Der vom Suhr­kamp Verlag her­aus­ge­ge­bene Band ist der erste einer geplanten Buch­reihe zu Marina Cve­taeva. Er wurde aus dem Rus­si­schen ins Deut­sche über­setzt, wobei fran­zö­si­sche und deut­sche Notizen der Künst­lerin erst im Anhang erläu­tert werden. Sichtbar sind dadurch die Mehr­spra­chig­keit und Mul­ti­kul­tu­ra­lität sowie die damit ver­bun­dene Rolle Cve­taevas als Kul­tur­ver­mitt­lerin. Der Pro­zess der Über­set­zung und die damit ver­bun­denen Schwie­rig­keiten werden von Felix Philipp Ingold in einer Nach­be­mer­kung am Ende auf­schluss­reich beschrieben. Für die Kon­tex­tua­li­sie­rung sind dem Buch zudem noch ein Lebens­lauf sowie kurze Anmer­kungen als Erläu­te­rungen für die deut­schen Leser_innen zu mög­li­cher­weise unver­ständ­li­chen, wich­tigen his­to­ri­schen Ereig­nissen, Begriff­lich­keiten und Per­sön­lich­keiten beigefügt.

 

Zweta­jewa, Marina [Cve­taeva, Marina]: Unsre Zeit ist die Kürze.

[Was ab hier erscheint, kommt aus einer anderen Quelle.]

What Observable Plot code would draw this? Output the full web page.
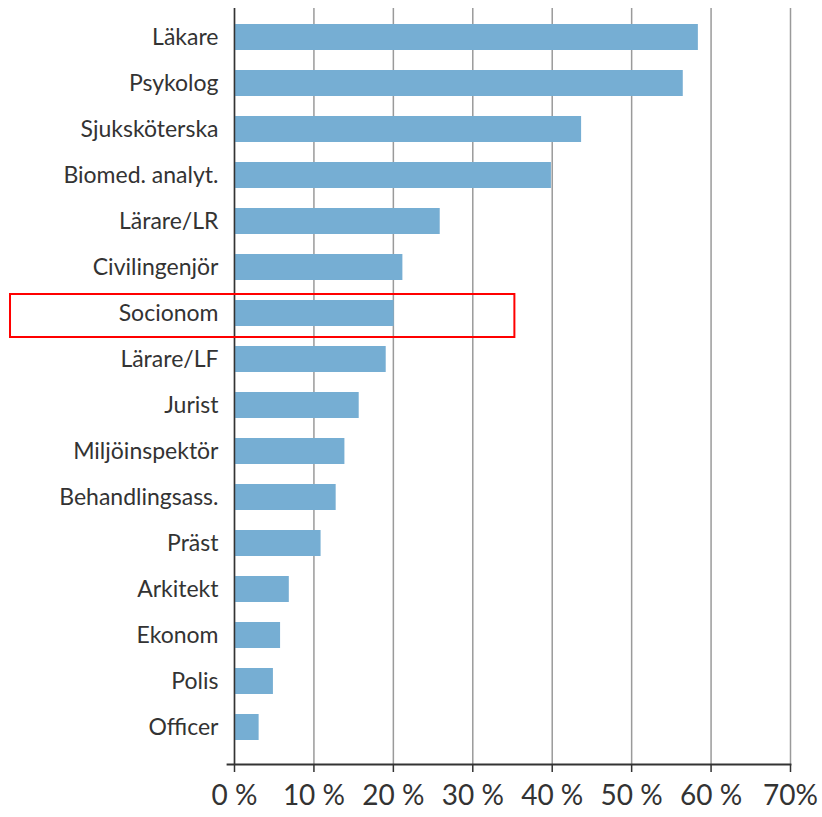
<!DOCTYPE html>
<html>
<head>
<meta charset="utf-8">
<script src="https://cdn.jsdelivr.net/npm/d3@7"></script>
<script src="https://cdn.jsdelivr.net/npm/@observablehq/plot@0.6"></script>
<style>
  html, body { margin: 0; padding: 0; background: #fff; }
  #chart svg { display: block; }
</style>
</head>
<body>
<div id="chart"></div>
<script>
const categories = ["Läkare", "Psykolog", "Sjuksköterska", "Biomed. analyt.", "Lärare/LR", "Civilingenjör", "Socionom", "Lärare/LF", "Jurist", "Miljöinspektör", "Behandlingsass.", "Präst", "Arkitekt", "Ekonom", "Polis", "Officer"];
const values = [58.4, 56.5, 43.7, 39.9, 25.9, 21.2, 20.1, 19.1, 15.7, 13.9, 12.8, 10.9, 6.9, 5.8, 4.9, 3.1];
const xTicks = [0, 10, 20, 30, 40, 50, 60, 70];
const xTickLabels = ["0 %", "10 %", "20 %", "30 %", "40 %", "50 %", "60 %", "70%"];
const highlightCategory = ["Socionom"];
const highlightFrom = [-28.2];
const highlightTo = [35.3];

const data = categories.map((c, i) => ({category: c, value: values[i]}));
const highlight = highlightCategory.map((c, i) => ({category: c, x1: highlightFrom[i], x2: highlightTo[i]}));

const chart = Plot.plot({
  width: 822,
  height: 817,
  marginLeft: 234,
  marginRight: 32,
  marginTop: 8,
  marginBottom: 53,
  style: {fontFamily: "Lato, 'Open Sans', sans-serif", background: "#fff"},
  x: {domain: [0, 70]},
  y: {domain: categories, paddingInner: 0.44, paddingOuter: 0.349, align: 0.4},
  marks: [
    Plot.gridX(xTicks, {stroke: "#9a9a9a", strokeOpacity: 1, strokeWidth: 1.5}),
    Plot.barX(data, {x: "value", y: "category", fill: "#76aed3"}),
    Plot.ruleX([0], {stroke: "#333", strokeWidth: 1.5}),
    Plot.frame({anchor: "bottom", stroke: "#333", strokeWidth: 1.8, insetLeft: -7}),
    Plot.axisX(xTicks, {
      tickSize: 8, tickPadding: 13, fontSize: 28, stroke: "#333", fill: "#333", strokeWidth: 1.5,
      tickFormat: d => xTickLabels[xTicks.indexOf(d)], label: null
    }),
    Plot.axisY({tickSize: 0, tickPadding: 16, fontSize: 23, fill: "#333", label: null}),
    Plot.barX(highlight, {
      x1: "x1", x2: "x2", y: "category", fill: "none", stroke: "#ff0000", strokeWidth: 2,
      insetTop: -6, insetBottom: -11
    })
  ]
});
document.getElementById("chart").appendChild(chart);
</script>
</body>
</html>
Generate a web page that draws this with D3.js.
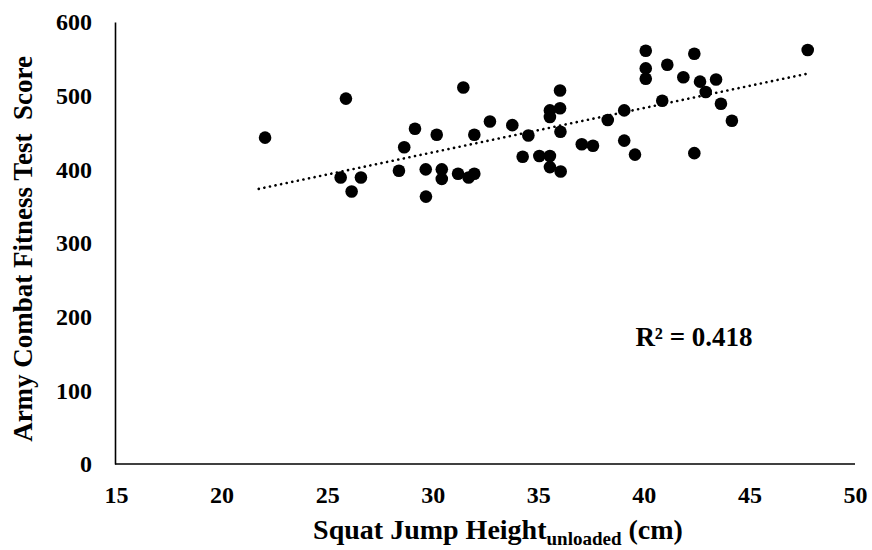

Unver­öf­fent­lichte Schreib­hefte. Aus dem Rus­si­schen und Fran­zö­si­schen über­setzt und her­aus­ge­gegen von Felix Philipp Ingold. Berlin: Suhr­kamp Verlag, 2017.

Zweta­jewa, Marina [Cve­taeva, Marina]. Neiz­dannoe. Svodnye tetradi. Moskau: Ellis Lak, 1997.